A reader's experience report
Working with Redutex Foils

Our reader and book author Heribert Tönnies has studied the Redutex foils, which are also widely used in Z gauge, as an alternative for many other techniques. Today, he reports in particular detail on his experiences, which should also be of benefit to newcomers and those returning to the railways.
By Heribert Tönnies. Various, mostly surface-textured products are available for replicating walls, roof surfaces or even road surfaces. These also include embossed, sprayed plastic sheets in various thicknesses, printed cardboard with lasered or embossed structure, printed special crepe paper as well as types of foils.

Many of them also have a self-adhesive coating. Especially for road surfaces, for the sake of completeness, the so-called stamp/carrier rollers should also be mentioned, such as those offered by Modellbahn-Union or Microrama.
In addition to a different appearance, the individual materials have advantages and disadvantages, both in terms of processing and durability. Later changes cannot be ruled out, especially if the layout is used for a long time.

In my experience, over the years there has been considerable loss of quality, such as colour changes due to a lack of UV resistance. Incipient chemical processes caused foamed road films to become soft and even sticky-paste-like, and, thus, completely unusable.
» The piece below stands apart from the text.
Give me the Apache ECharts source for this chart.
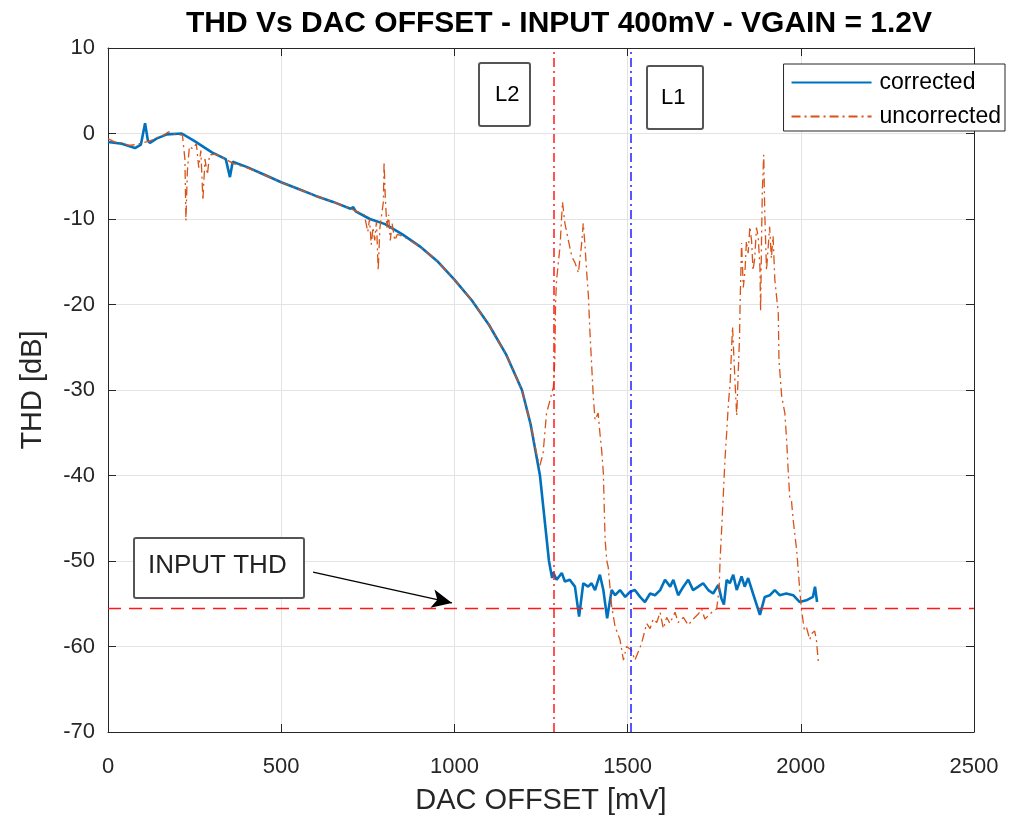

Surfaces crumbled or the adhesive, which was partially applied to the back of the material and initially adhered well, changed over the years and led to detachment from the substrate, unless additional special bonding was carried out.

In contrast to the relatively easy processing of cardboard by simply cutting with scissors or knives, the thicker plastic sheets are already more demanding for the beginner without elaborate technical tools or pronounced manual skills, especially when the smallest components have to be worked out, or window openings have to be cut out.
Cardboard, for example, makes special demands on the formation of building corners due to the oftengreater thickness of the material, because the thickness of the material, if mitre cuts cannot be used due to the material, remains visible at the edge of the building without later lamination (filling or colour work), which can lead to unwanted effects, especially in a small scale.
Street foils can often not be homogeneously adapted to the course of curves, i.e., pulled around, because a high expansion stress can occur at the outer edge of the curve, depending on the material.

It either impairs the shape of the road or prevents it from sticking to the substrate, while wrinkles form at the inner edge due to the compression. Circular segments must therefore be cut, the butt joints of which remain visible in some road construction materials without the need for time-consuming reworking.

These few examples show that special attention should be paid to the choice of suitable materials before construction begins.